In late summer 2001, though, "I started getting antsy," she said. When she visited clubs, she critiqued other performers. The urge was back. "It was just dormant for a while," she said. Music is "such a part of what I'm gifted for, I couldn't stay away for too long."
After her hiatus, she played her first show the week before the September 11, 2001, terrorist attacks, and drew a good crowd of 150 people. After that, "we couldn't get anybody in clubs" for a year, she said.
Eventually, though, people started coming back. "It helps people heal," she said. "People seem to gather around blues music. ... It's their way of getting away from reality for a little bit."

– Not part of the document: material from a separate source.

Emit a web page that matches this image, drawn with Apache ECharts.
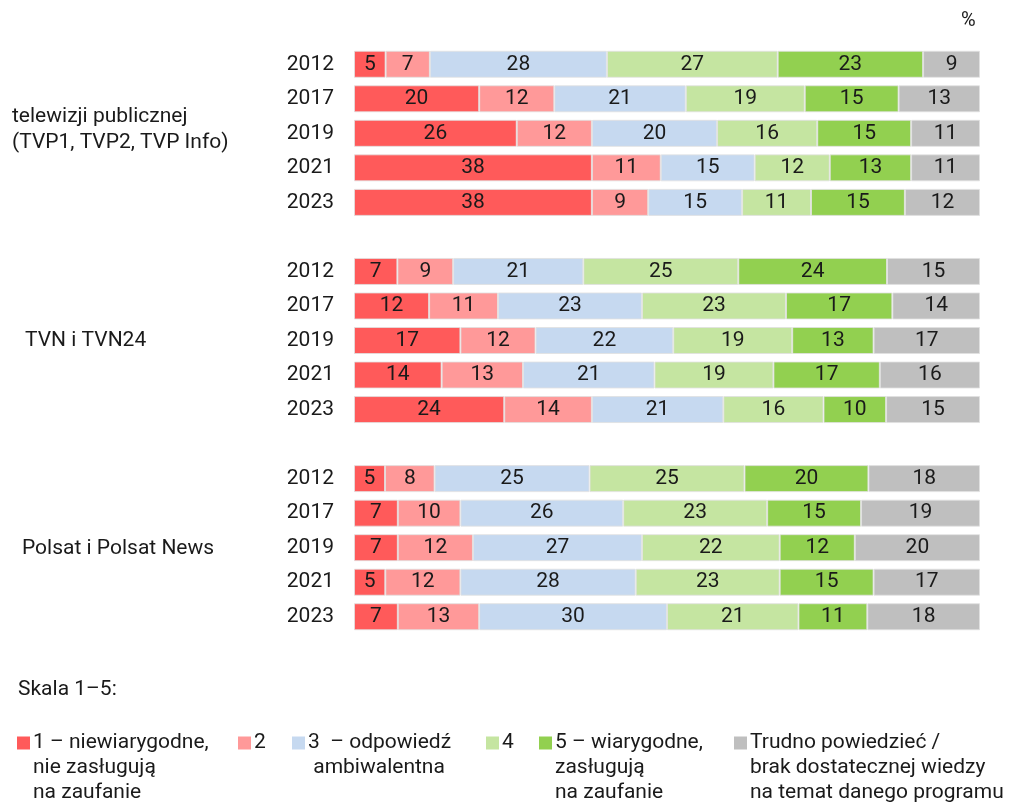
<!DOCTYPE html>
<html>
<head>
<meta charset="utf-8">
<script src="https://cdn.jsdelivr.net/npm/echarts@6/dist/echarts.min.js"></script>
<style>
  html, body { margin: 0; padding: 0; background: #fff; }
  #chart { width: 1009px; height: 803px; }
</style>
</head>
<body>
<div id="chart"></div>
<script>
// channels and years
var groups = ['telewizji publicznej\n(TVP1, TVP2, TVP Info)', 'TVN i TVN24', 'Polsat i Polsat News'];
var years = ['2012', '2017', '2019', '2021', '2023'];

// answers per scale point, 5 years for each of the 3 groups (TVP, TVN, Polsat)
var s1 = [5, 20, 26, 38, 38,   7, 12, 17, 14, 24,   5, 7, 7, 5, 7];
var s2 = [7, 12, 12, 11, 9,    9, 11, 12, 13, 14,   8, 10, 12, 12, 13];
var s3 = [28, 21, 20, 15, 15,  21, 23, 22, 21, 21,  25, 26, 27, 28, 30];
var s4 = [27, 19, 16, 12, 11,  25, 23, 19, 19, 16,  25, 23, 22, 23, 21];
var s5 = [23, 15, 15, 13, 15,  24, 17, 13, 17, 10,  20, 15, 12, 15, 11];
var s6 = [9, 13, 11, 11, 12,   15, 14, 17, 16, 15,  18, 19, 20, 17, 18];

var seriesNames = [
  '1 – niewiarygodne,\nnie zasługują\nna zaufanie',
  '2',
  '3  – odpowiedź\n ambiwalentna',
  '4',
  '5 – wiarygodne,\nzasługują\nna zaufanie',
  'Trudno powiedzieć /\nbrak dostatecznej wiedzy\nna temat danego programu'
];
var colors = ['#ff5a5a', '#ff9999', '#c6d9f0', '#c5e5a1', '#92d050', '#bfbfbf'];
var allValues = [s1, s2, s3, s4, s5, s6];

var FONT = 'Roboto';
var TXT = '#1a1a1a';

// category keys: group|year, with an empty row between groups
var categories = [];
var rowIndex = [];   // index into value arrays, -1 for spacer rows
groups.forEach(function (g, gi) {
  if (gi > 0) { categories.push('gap' + gi); rowIndex.push(-1); }
  years.forEach(function (y, yi) {
    categories.push(gi + '|' + y);
    rowIndex.push(gi * years.length + yi);
  });
});

// each row is drawn as share of its own total, labels keep the read values
var rowTotals = s1.map(function (v, i) {
  var t = 0;
  allValues.forEach(function (arr) { t += arr[i]; });
  return t;
});

var series = allValues.map(function (arr, si) {
  return {
    name: seriesNames[si],
    type: 'bar',
    stack: 'total',
    barWidth: 27,
    itemStyle: { color: colors[si], borderColor: 'rgba(225,225,225,0.8)', borderWidth: 1 },
    label: {
      show: true,
      position: 'inside',
      color: TXT,
      fontSize: 21,
      fontFamily: FONT,
      formatter: function (p) { return p.data.raw; }
    },
    data: rowIndex.map(function (ri) {
      if (ri < 0) return '-';
      return { value: arr[ri] / rowTotals[ri] * 100, raw: arr[ri] };
    })
  };
});

// legend drawn by hand so multi-line names hang below the swatch
var legendX = [17, 238, 292, 486, 539, 734];
var legendY = 743;
var legendGraphics = [];
seriesNames.forEach(function (n, i) {
  legendGraphics.push({
    type: 'rect', silent: true,
    shape: { x: legendX[i], y: legendY - 6.5, width: 13, height: 13 },
    style: { fill: colors[i] }
  });
  legendGraphics.push({
    type: 'text', silent: true,
    x: legendX[i] + 16, y: legendY - 12.5,
    style: { text: n, fontSize: 21, lineHeight: 25, fill: TXT, fontFamily: FONT, verticalAlign: 'top' }
  });
});

var chart = echarts.init(document.getElementById('chart'));
chart.setOption({
  animation: false,
  textStyle: { fontFamily: FONT },
  grid: { left: 354, right: 29, top: 47, height: 587, containLabel: false },
  xAxis: { type: 'value', min: 0, max: 100, show: false },
  yAxis: {
    type: 'category',
    inverse: true,
    data: categories,
    axisLine: { show: false },
    axisTick: { show: false },
    axisLabel: {
      margin: 20,
      fontSize: 21,
      color: TXT,
      fontFamily: FONT,
      formatter: function (v) { return v.indexOf('|') > 0 ? v.split('|')[1] : ''; }
    }
  },
  graphic: [
    { type: 'text', x: 961, y: 21, style: { text: '%', fontSize: 20, fill: TXT, verticalAlign: 'middle', fontFamily: FONT } },
    { type: 'text', x: 12, y: 130, style: { text: groups[0], fontSize: 21, lineHeight: 26, fill: TXT, verticalAlign: 'middle', fontFamily: FONT } },
    { type: 'text', x: 25, y: 341, style: { text: groups[1], fontSize: 21, fill: TXT, verticalAlign: 'middle', fontFamily: FONT } },
    { type: 'text', x: 22, y: 549, style: { text: groups[2], fontSize: 21, fill: TXT, verticalAlign: 'middle', fontFamily: FONT } },
    { type: 'text', x: 18, y: 690, style: { text: 'Skala 1–5:', fontSize: 21, fill: TXT, verticalAlign: 'middle', fontFamily: FONT } }
  ].concat(legendGraphics),
  series: series
});
</script>
</body>
</html>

She signed a deal with Blind Pig in 2003 and opened for McClinton, and that began the process of changing Austin from a regional artist to one with a national audience. Working with McClinton - one of her idols - on the new record was something special. It's not the icing, she said, but "the birthday candle."
The record earned her a nomination for a W.C. Handy award, which Austin said she knew she was "too new" to win. But she was still honored, in part because artists she respects such as McClinton and Jonny Lang have never even been nominated.
Austin plans to start work on a new record soon, and said she has a lot of material with which to work from her hiatus. And she's thankful that Blind Pig seems content with having Reneé Austin, instead of somebody it can mold into somebody else: "They have really let me be me."